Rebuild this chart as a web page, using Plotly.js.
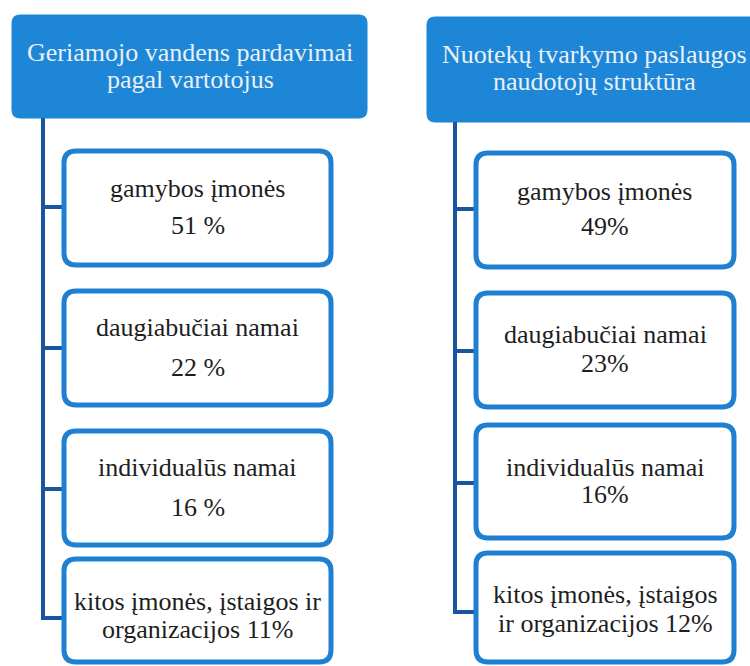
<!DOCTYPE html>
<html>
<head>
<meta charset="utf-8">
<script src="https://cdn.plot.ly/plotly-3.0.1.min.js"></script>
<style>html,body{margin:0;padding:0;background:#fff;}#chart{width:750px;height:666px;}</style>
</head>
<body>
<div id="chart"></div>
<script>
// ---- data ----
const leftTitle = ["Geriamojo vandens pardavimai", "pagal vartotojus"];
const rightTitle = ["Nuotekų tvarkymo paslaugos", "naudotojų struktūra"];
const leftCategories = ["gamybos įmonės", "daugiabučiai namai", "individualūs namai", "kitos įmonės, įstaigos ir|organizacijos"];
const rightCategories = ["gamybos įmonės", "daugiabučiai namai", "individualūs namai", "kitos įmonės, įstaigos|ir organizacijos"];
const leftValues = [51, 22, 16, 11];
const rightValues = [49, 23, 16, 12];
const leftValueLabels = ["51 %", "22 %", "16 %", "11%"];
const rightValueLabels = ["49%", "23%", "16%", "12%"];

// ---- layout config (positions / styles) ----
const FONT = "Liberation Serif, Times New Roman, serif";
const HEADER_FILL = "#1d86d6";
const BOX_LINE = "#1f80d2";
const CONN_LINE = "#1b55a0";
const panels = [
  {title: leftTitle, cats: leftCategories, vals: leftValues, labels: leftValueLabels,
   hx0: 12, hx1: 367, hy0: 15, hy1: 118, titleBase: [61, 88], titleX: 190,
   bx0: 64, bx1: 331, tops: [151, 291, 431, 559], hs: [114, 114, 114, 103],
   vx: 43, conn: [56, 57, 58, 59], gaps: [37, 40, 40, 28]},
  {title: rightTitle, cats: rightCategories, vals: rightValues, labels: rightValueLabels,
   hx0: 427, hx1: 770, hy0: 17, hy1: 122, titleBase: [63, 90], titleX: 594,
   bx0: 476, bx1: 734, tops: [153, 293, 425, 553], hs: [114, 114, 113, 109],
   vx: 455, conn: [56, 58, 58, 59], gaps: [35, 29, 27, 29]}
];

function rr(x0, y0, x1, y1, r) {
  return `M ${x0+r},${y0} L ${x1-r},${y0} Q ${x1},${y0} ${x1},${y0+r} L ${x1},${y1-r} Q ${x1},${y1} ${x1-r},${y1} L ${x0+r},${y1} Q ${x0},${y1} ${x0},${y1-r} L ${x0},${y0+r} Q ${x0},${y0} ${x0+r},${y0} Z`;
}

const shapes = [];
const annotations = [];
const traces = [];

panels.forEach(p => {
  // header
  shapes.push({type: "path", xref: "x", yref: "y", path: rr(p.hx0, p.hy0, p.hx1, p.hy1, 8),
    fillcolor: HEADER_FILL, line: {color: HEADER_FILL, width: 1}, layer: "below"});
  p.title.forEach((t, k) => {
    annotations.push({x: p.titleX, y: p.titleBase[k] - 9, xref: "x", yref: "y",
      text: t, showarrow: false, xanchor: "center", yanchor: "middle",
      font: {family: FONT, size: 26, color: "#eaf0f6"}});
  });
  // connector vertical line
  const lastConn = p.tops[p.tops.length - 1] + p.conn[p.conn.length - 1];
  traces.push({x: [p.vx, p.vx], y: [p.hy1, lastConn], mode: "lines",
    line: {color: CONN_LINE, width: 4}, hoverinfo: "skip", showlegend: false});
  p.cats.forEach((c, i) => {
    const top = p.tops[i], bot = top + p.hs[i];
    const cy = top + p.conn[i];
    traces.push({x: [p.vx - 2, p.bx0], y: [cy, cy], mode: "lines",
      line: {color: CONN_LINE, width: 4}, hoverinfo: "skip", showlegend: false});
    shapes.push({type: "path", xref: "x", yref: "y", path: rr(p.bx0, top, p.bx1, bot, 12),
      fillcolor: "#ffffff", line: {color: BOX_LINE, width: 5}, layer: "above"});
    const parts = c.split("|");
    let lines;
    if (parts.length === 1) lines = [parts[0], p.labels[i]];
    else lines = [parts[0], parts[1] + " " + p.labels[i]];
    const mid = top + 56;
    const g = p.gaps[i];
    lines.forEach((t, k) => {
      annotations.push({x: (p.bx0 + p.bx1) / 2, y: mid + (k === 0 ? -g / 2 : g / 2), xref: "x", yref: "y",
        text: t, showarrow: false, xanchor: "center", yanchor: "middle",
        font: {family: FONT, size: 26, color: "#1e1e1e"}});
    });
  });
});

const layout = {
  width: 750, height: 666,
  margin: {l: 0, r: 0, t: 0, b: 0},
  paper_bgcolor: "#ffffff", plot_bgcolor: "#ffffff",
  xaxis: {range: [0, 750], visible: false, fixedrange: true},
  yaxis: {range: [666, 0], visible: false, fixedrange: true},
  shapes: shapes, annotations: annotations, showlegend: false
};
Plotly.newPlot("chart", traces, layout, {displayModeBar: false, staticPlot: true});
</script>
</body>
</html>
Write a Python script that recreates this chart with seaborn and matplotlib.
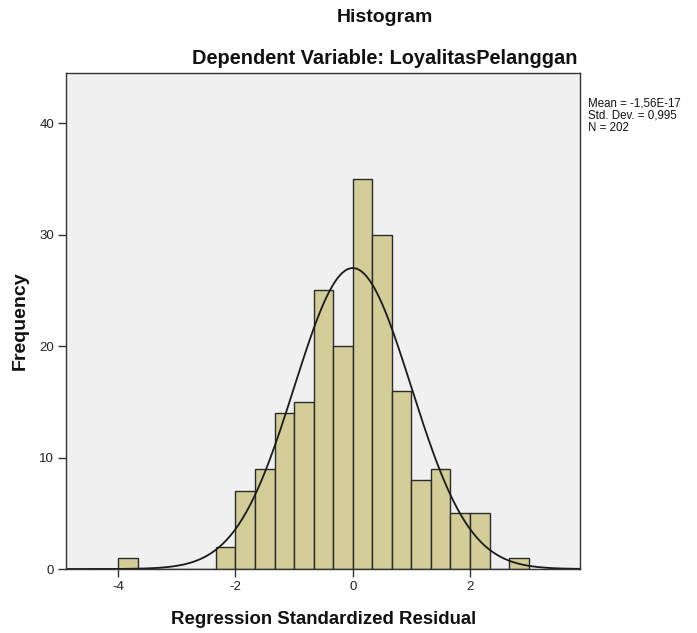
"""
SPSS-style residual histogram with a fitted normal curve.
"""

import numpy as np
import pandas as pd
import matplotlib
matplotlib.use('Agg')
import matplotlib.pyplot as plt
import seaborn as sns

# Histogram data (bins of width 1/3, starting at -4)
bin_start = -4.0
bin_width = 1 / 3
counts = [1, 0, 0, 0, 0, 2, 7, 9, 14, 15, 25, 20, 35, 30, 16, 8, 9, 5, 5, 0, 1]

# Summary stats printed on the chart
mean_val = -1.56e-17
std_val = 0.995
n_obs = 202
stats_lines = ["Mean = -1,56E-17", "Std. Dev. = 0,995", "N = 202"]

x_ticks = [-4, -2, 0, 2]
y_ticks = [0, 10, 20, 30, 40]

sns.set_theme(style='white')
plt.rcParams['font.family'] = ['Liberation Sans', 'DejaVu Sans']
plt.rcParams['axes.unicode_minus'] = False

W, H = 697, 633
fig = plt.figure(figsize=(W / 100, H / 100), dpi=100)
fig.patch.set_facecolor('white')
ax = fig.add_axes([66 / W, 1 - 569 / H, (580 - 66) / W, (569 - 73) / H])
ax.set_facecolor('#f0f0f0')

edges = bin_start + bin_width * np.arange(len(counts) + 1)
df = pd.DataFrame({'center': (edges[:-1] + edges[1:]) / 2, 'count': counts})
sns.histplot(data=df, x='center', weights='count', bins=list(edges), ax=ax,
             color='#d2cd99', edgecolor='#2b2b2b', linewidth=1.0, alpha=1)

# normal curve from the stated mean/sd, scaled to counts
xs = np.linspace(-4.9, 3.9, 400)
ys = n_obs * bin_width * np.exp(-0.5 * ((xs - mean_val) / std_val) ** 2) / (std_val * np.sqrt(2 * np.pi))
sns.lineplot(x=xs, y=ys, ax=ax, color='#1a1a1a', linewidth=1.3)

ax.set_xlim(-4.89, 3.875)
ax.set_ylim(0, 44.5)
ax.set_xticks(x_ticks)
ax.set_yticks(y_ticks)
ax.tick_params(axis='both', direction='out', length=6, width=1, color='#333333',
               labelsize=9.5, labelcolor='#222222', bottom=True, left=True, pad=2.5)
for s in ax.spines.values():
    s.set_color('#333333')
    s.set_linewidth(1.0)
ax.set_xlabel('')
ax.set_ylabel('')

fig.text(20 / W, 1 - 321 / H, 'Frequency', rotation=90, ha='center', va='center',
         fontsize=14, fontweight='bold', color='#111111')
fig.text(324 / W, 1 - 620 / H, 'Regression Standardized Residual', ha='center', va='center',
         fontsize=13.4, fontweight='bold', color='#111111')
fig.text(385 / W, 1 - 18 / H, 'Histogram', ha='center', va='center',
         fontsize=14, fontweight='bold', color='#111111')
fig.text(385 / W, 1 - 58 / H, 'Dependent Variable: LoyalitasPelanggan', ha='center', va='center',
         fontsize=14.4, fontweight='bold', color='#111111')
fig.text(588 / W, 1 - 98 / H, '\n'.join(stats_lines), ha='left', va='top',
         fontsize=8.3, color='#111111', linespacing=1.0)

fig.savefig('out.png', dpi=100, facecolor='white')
-=-=-=-=-
● EXERCISE OBJECTIVE:
What is the number of lines in these records that contain "this"? Reply with the number only.

● FINAL ANSWER:
2